Açıklamalarıyla Türkiye’yi açıktan hedef alan İTÖ, geçtiğimiz günlerde Türkiye'nin Suriye'de üs kurma hazırlığı yaptığı bilinen “T4 Hava Üssü”nü bombaladı ve üsse büyük zarar verdi. Bu saldırı ile Türkiye’ye gözdağı vererek, Türkiye’nin Suriye’ye yerleşmesinde izin vermeyeceği mesajını verdi. Buna karşın Türkiye’nin etkili bir adım atmasını beklerken; Dışişleri Bakanı Hakan Fidan, Reuters haber ajansına verdiği röportajda, Türkiye'nin israil ile Suriye'de karşı karşıya gelmek istemediğini söyledi.
İTÖ, istediği yeri işgal edecek, istediği gibi saldırı yapacak ve Türkiye’nin Suriye’de yerleşmemesi amacıyla saldırı yapacak ve siz hiçbir şey yapmayacaksınız öyle mi? İnşallah bu açıklama diplomasi ve siyaseten söylenmiş bir laftır ve sahada gereği yapılıyordur. Yoksa vay halimize!

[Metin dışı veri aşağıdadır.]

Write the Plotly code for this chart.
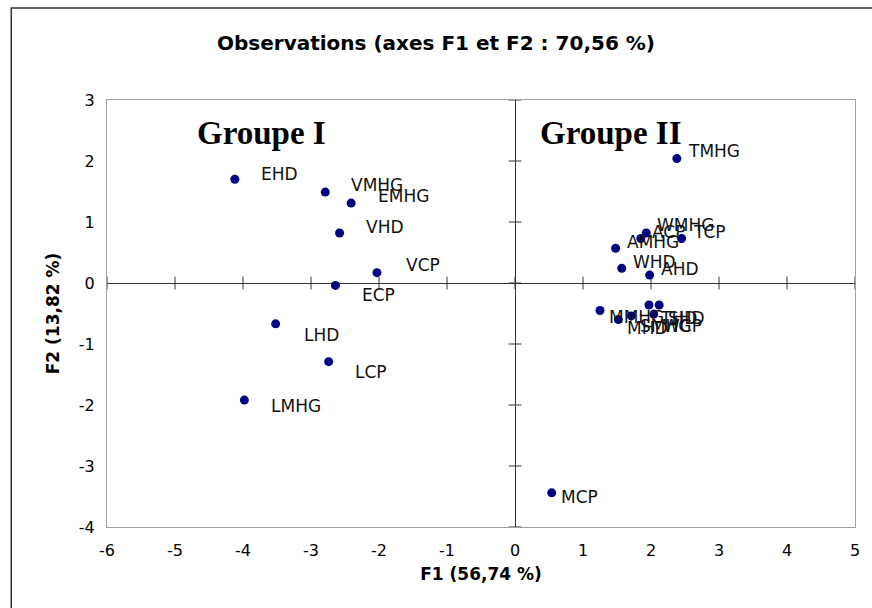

Eğer Türkiye, savunma hattını Suriye’den başlatıp tedbir almazsa yakın bir gelecekte katil sürüsü siyonist işgal ordusunu kapımızda göreceğiz.
Yazımızı Muhterem Muhammed Emin Yıldırım Hocanın İslam İşbirliği Teşkilatı’na yönelik söylediği söz ile tamamlayalım: “Acaba Şehid Yahya Sinvar’ın attığı sopa kadar değeriniz var mı?”